## [AIM OF THE TASK]
Make an exact copy of all the material below, apart from the pictures.

## [SOURCE EXCERPT]
========
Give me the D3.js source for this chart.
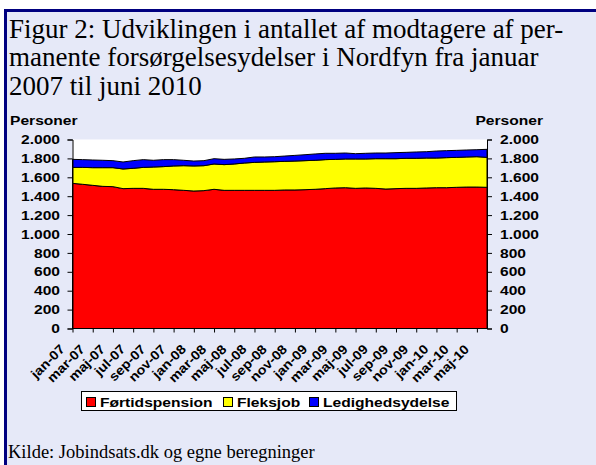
<!DOCTYPE html>
<html>
<head>
<meta charset="utf-8">
<script src="https://cdn.jsdelivr.net/npm/d3@7"></script>
<style>
  html, body { margin: 0; padding: 0; background: #fff; }
  svg { display: block; }
</style>
</head>
<body>
<div id="chart"></div>
<script>
// DATA
// Months jan-07 .. jun-10
const categories = [
  "jan-07","feb-07","mar-07","apr-07","maj-07","jun-07","jul-07","aug-07","sep-07","okt-07","nov-07","dec-07",
  "jan-08","feb-08","mar-08","apr-08","maj-08","jun-08","jul-08","aug-08","sep-08","okt-08","nov-08","dec-08",
  "jan-09","feb-09","mar-09","apr-09","maj-09","jun-09","jul-09","aug-09","sep-09","okt-09","nov-09","dec-09",
  "jan-10","feb-10","mar-10","apr-10","maj-10","jun-10"
]
// Førtidspension
const fortidspension = [
  1536,1526,1515,1504,1501,1480,1483,1483,1473,1473,1469,1462,
  1455,1459,1473,1462,1462,1462,1462,1462,1462,1466,1466,1469,
  1473,1480,1487,1490,1483,1487,1483,1476,1480,1483,1483,1487,
  1490,1490,1494,1497,1497,1494
]
// Fleksjob
const fleksjob = [
  169,179,187,198,201,208,212,222,236,240,251,261,
  265,264,268,272,279,289,296,300,303,303,306,307,
  307,307,303,304,311,307,314,321,317,318,318,317,
  314,318,317,318,321,317
]
// Ledighedsydelse
const ledighedsydelse = [
  85,82,81,78,74,74,81,82,71,74,67,57,
  52,53,56,56,53,50,57,53,53,56,60,63,
  67,67,64,63,56,60,60,60,64,63,67,67,
  74,74,74,74,74,85
]
const seriesNames = ["Førtidspension", "Fleksjob", "Ledighedsydelse"]
const seriesColors = ["#ff0000", "#ffff00", "#0000ff"]
const yTicks = [0,200,400,600,800,1000,1200,1400,1600,1800,2000]
const titleLines = [
  "Figur 2: Udviklingen i antallet af modtagere af per-",
  "manente forsørgelsesydelser i Nordfyn fra januar",
  "2007 til juni 2010"
]
const sourceText = "Kilde: Jobindsats.dk og egne beregninger"

// SETUP
const width = 596, height = 465
const plot = { left: 72.5, right: 487, top: 139.5, bottom: 328.5 }
const boldFont = "Arial, 'Liberation Sans', sans-serif"
const serifFont = "'Times New Roman', 'Liberation Serif', serif"
// chart text is drawn wider than plain Arial
const stretch = 1.2

const svg = d3.select("#chart").append("svg").attr("width", width).attr("height", height)

// Panel background with navy border at top and left
svg.append("rect").attr("x", 4).attr("y", 9).attr("width", width).attr("height", height)
  .attr("fill", "#e6e9f8")
svg.append("rect").attr("x", 4).attr("y", 9).attr("width", width).attr("height", 3).attr("fill", "#000080")
svg.append("rect").attr("x", 4).attr("y", 9).attr("width", 3).attr("height", height).attr("fill", "#000080")

// Title
svg.selectAll(".title").data(titleLines).enter().append("text")
  .attr("class", "title")
  .attr("x", 9).attr("y", (d, i) => 37.5 + i * 28.5)
  .style("font-family", serifFont).style("font-size", "27px").attr("fill", "#000")
  .text(d => d)

// Stretched bold text helper
function label(parent, x, y, str, anchor, rotate, sx) {
  const g = parent.append("g")
    .attr("transform", `translate(${x},${y})` + (rotate ? ` rotate(${rotate})` : "") + ` scale(${sx || stretch},1)`)
  return g.append("text")
    .style("font-family", boldFont).style("font-size", "13px").style("font-weight", "bold")
    .attr("text-anchor", anchor || "start").attr("fill", "#000")
    .text(str)
}

// Scales
const xScale = d3.scalePoint().domain(categories).range([plot.left, plot.right])
const yScale = d3.scaleLinear().domain([0, 2000]).range([plot.bottom, plot.top])

// Plot area
svg.append("rect").attr("x", plot.left).attr("y", plot.top)
  .attr("width", plot.right - plot.left).attr("height", plot.bottom - plot.top).attr("fill", "#fff")

// Stack the series
const table = categories.map((c, i) => ({
  month: c,
  "Førtidspension": fortidspension[i],
  "Fleksjob": fleksjob[i],
  "Ledighedsydelse": ledighedsydelse[i]
}))
const stacked = d3.stack().keys(seriesNames)(table)

const area = d3.area()
  .x(d => xScale(d.data.month))
  .y0(d => yScale(d[0]))
  .y1(d => yScale(d[1]))

svg.selectAll(".area").data(stacked).enter().append("path")
  .attr("class", "area")
  .attr("d", area)
  .attr("fill", (d, i) => seriesColors[i])
  .attr("stroke", "#000").attr("stroke-width", 1).attr("stroke-linejoin", "round")

// Axes
const leftAxis = svg.append("g").attr("transform", `translate(${plot.left},0)`)
  .call(d3.axisLeft(yScale).tickValues(yTicks).tickSize(5).tickFormat(""))
const rightAxis = svg.append("g").attr("transform", `translate(${plot.right},0)`)
  .call(d3.axisRight(yScale).tickValues(yTicks).tickSize(5).tickFormat(""))
const xTickCats = categories.filter((c, i) => i % 2 == 0)
const bottomAxis = svg.append("g").attr("transform", `translate(0,${plot.bottom})`)
  .call(d3.axisBottom(xScale).tickValues(xTickCats).tickSize(4).tickFormat(""))
;[leftAxis, rightAxis, bottomAxis].forEach(a => {
  a.select(".domain").attr("stroke", "#000")
  a.selectAll(".tick line").attr("stroke", "#000")
})
bottomAxis.select(".domain").attr("d", `M${plot.left},0H${plot.right}`)

// Tick labels
const fmt = v => d3.format(",")(v).replace(/,/g, ".")
yTicks.forEach(v => {
  label(svg, 60, yScale(v) + 4.6, fmt(v), "end")
  label(svg, 500, yScale(v) + 4.6, fmt(v), "start")
})
xTickCats.forEach(c => {
  label(svg, xScale(c) - 7, plot.bottom + 21.5, c, "end", -45, 1.1)
})

// Axis titles
label(svg, 10, 125, "Personer", "start")
label(svg, 543, 125, "Personer", "end")

// Legend
const legend = svg.append("g")
legend.append("rect").attr("x", 81.5).attr("y", 391.5).attr("width", 375).attr("height", 19)
  .attr("fill", "#fff").attr("stroke", "#000").attr("stroke-width", 1)
const legendX = [86, 223, 309]
seriesNames.forEach((name, i) => {
  legend.append("rect").attr("x", legendX[i] + 0.5).attr("y", 397.5).attr("width", 9).attr("height", 9)
    .attr("fill", seriesColors[i]).attr("stroke", "#000").attr("stroke-width", 1)
  label(legend, legendX[i] + 14, 406.5, name, "start")
})

// Source
svg.append("text").attr("x", 8).attr("y", 458)
  .style("font-family", serifFont).style("font-size", "18.5px").attr("fill", "#000")
  .text(sourceText)
</script>
</body>
</html>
========
## [RESULT OF THE TASK]
Give me the D3.js source for this chart.
<!DOCTYPE html>
<html>
<head>
<meta charset="utf-8">
<script src="https://cdn.jsdelivr.net/npm/d3@7"></script>
<style>
  html, body { margin: 0; padding: 0; background: #fff; }
  svg { display: block; }
</style>
</head>
<body>
<div id="chart"></div>
<script>
// DATA
// Months jan-07 .. jun-10
const categories = [
  "jan-07","feb-07","mar-07","apr-07","maj-07","jun-07","jul-07","aug-07","sep-07","okt-07","nov-07","dec-07",
  "jan-08","feb-08","mar-08","apr-08","maj-08","jun-08","jul-08","aug-08","sep-08","okt-08","nov-08","dec-08",
  "jan-09","feb-09","mar-09","apr-09","maj-09","jun-09","jul-09","aug-09","sep-09","okt-09","nov-09","dec-09",
  "jan-10","feb-10","mar-10","apr-10","maj-10","jun-10"
]
// Førtidspension
const fortidspension = [
  1536,1526,1515,1504,1501,1480,1483,1483,1473,1473,1469,1462,
  1455,1459,1473,1462,1462,1462,1462,1462,1462,1466,1466,1469,
  1473,1480,1487,1490,1483,1487,1483,1476,1480,1483,1483,1487,
  1490,1490,1494,1497,1497,1494
]
// Fleksjob
const fleksjob = [
  169,179,187,198,201,208,212,222,236,240,251,261,
  265,264,268,272,279,289,296,300,303,303,306,307,
  307,307,303,304,311,307,314,321,317,318,318,317,
  314,318,317,318,321,317
]
// Ledighedsydelse
const ledighedsydelse = [
  85,82,81,78,74,74,81,82,71,74,67,57,
  52,53,56,56,53,50,57,53,53,56,60,63,
  67,67,64,63,56,60,60,60,64,63,67,67,
  74,74,74,74,74,85
]
const seriesNames = ["Førtidspension", "Fleksjob", "Ledighedsydelse"]
const seriesColors = ["#ff0000", "#ffff00", "#0000ff"]
const yTicks = [0,200,400,600,800,1000,1200,1400,1600,1800,2000]
const titleLines = [
  "Figur 2: Udviklingen i antallet af modtagere af per-",
  "manente forsørgelsesydelser i Nordfyn fra januar",
  "2007 til juni 2010"
]
const sourceText = "Kilde: Jobindsats.dk og egne beregninger"

// SETUP
const width = 596, height = 465
const plot = { left: 72.5, right: 487, top: 139.5, bottom: 328.5 }
const boldFont = "Arial, 'Liberation Sans', sans-serif"
const serifFont = "'Times New Roman', 'Liberation Serif', serif"
// chart text is drawn wider than plain Arial
const stretch = 1.2

const svg = d3.select("#chart").append("svg").attr("width", width).attr("height", height)

// Panel background with navy border at top and left
svg.append("rect").attr("x", 4).attr("y", 9).attr("width", width).attr("height", height)
  .attr("fill", "#e6e9f8")
svg.append("rect").attr("x", 4).attr("y", 9).attr("width", width).attr("height", 3).attr("fill", "#000080")
svg.append("rect").attr("x", 4).attr("y", 9).attr("width", 3).attr("height", height).attr("fill", "#000080")

// Title
svg.selectAll(".title").data(titleLines).enter().append("text")
  .attr("class", "title")
  .attr("x", 9).attr("y", (d, i) => 37.5 + i * 28.5)
  .style("font-family", serifFont).style("font-size", "27px").attr("fill", "#000")
  .text(d => d)

// Stretched bold text helper
function label(parent, x, y, str, anchor, rotate, sx) {
  const g = parent.append("g")
    .attr("transform", `translate(${x},${y})` + (rotate ? ` rotate(${rotate})` : "") + ` scale(${sx || stretch},1)`)
  return g.append("text")
    .style("font-family", boldFont).style("font-size", "13px").style("font-weight", "bold")
    .attr("text-anchor", anchor || "start").attr("fill", "#000")
    .text(str)
}

// Scales
const xScale = d3.scalePoint().domain(categories).range([plot.left, plot.right])
const yScale = d3.scaleLinear().domain([0, 2000]).range([plot.bottom, plot.top])

// Plot area
svg.append("rect").attr("x", plot.left).attr("y", plot.top)
  .attr("width", plot.right - plot.left).attr("height", plot.bottom - plot.top).attr("fill", "#fff")

// Stack the series
const table = categories.map((c, i) => ({
  month: c,
  "Førtidspension": fortidspension[i],
  "Fleksjob": fleksjob[i],
  "Ledighedsydelse": ledighedsydelse[i]
}))
const stacked = d3.stack().keys(seriesNames)(table)

const area = d3.area()
  .x(d => xScale(d.data.month))
  .y0(d => yScale(d[0]))
  .y1(d => yScale(d[1]))

svg.selectAll(".area").data(stacked).enter().append("path")
  .attr("class", "area")
  .attr("d", area)
  .attr("fill", (d, i) => seriesColors[i])
  .attr("stroke", "#000").attr("stroke-width", 1).attr("stroke-linejoin", "round")

// Axes
const leftAxis = svg.append("g").attr("transform", `translate(${plot.left},0)`)
  .call(d3.axisLeft(yScale).tickValues(yTicks).tickSize(5).tickFormat(""))
const rightAxis = svg.append("g").attr("transform", `translate(${plot.right},0)`)
  .call(d3.axisRight(yScale).tickValues(yTicks).tickSize(5).tickFormat(""))
const xTickCats = categories.filter((c, i) => i % 2 == 0)
const bottomAxis = svg.append("g").attr("transform", `translate(0,${plot.bottom})`)
  .call(d3.axisBottom(xScale).tickValues(xTickCats).tickSize(4).tickFormat(""))
;[leftAxis, rightAxis, bottomAxis].forEach(a => {
  a.select(".domain").attr("stroke", "#000")
  a.selectAll(".tick line").attr("stroke", "#000")
})
bottomAxis.select(".domain").attr("d", `M${plot.left},0H${plot.right}`)

// Tick labels
const fmt = v => d3.format(",")(v).replace(/,/g, ".")
yTicks.forEach(v => {
  label(svg, 60, yScale(v) + 4.6, fmt(v), "end")
  label(svg, 500, yScale(v) + 4.6, fmt(v), "start")
})
xTickCats.forEach(c => {
  label(svg, xScale(c) - 7, plot.bottom + 21.5, c, "end", -45, 1.1)
})

// Axis titles
label(svg, 10, 125, "Personer", "start")
label(svg, 543, 125, "Personer", "end")

// Legend
const legend = svg.append("g")
legend.append("rect").attr("x", 81.5).attr("y", 391.5).attr("width", 375).attr("height", 19)
  .attr("fill", "#fff").attr("stroke", "#000").attr("stroke-width", 1)
const legendX = [86, 223, 309]
seriesNames.forEach((name, i) => {
  legend.append("rect").attr("x", legendX[i] + 0.5).attr("y", 397.5).attr("width", 9).attr("height", 9)
    .attr("fill", seriesColors[i]).attr("stroke", "#000").attr("stroke-width", 1)
  label(legend, legendX[i] + 14, 406.5, name, "start")
})

// Source
svg.append("text").attr("x", 8).attr("y", 458)
  .style("font-family", serifFont).style("font-size", "18.5px").attr("fill", "#000")
  .text(sourceText)
</script>
</body>
</html>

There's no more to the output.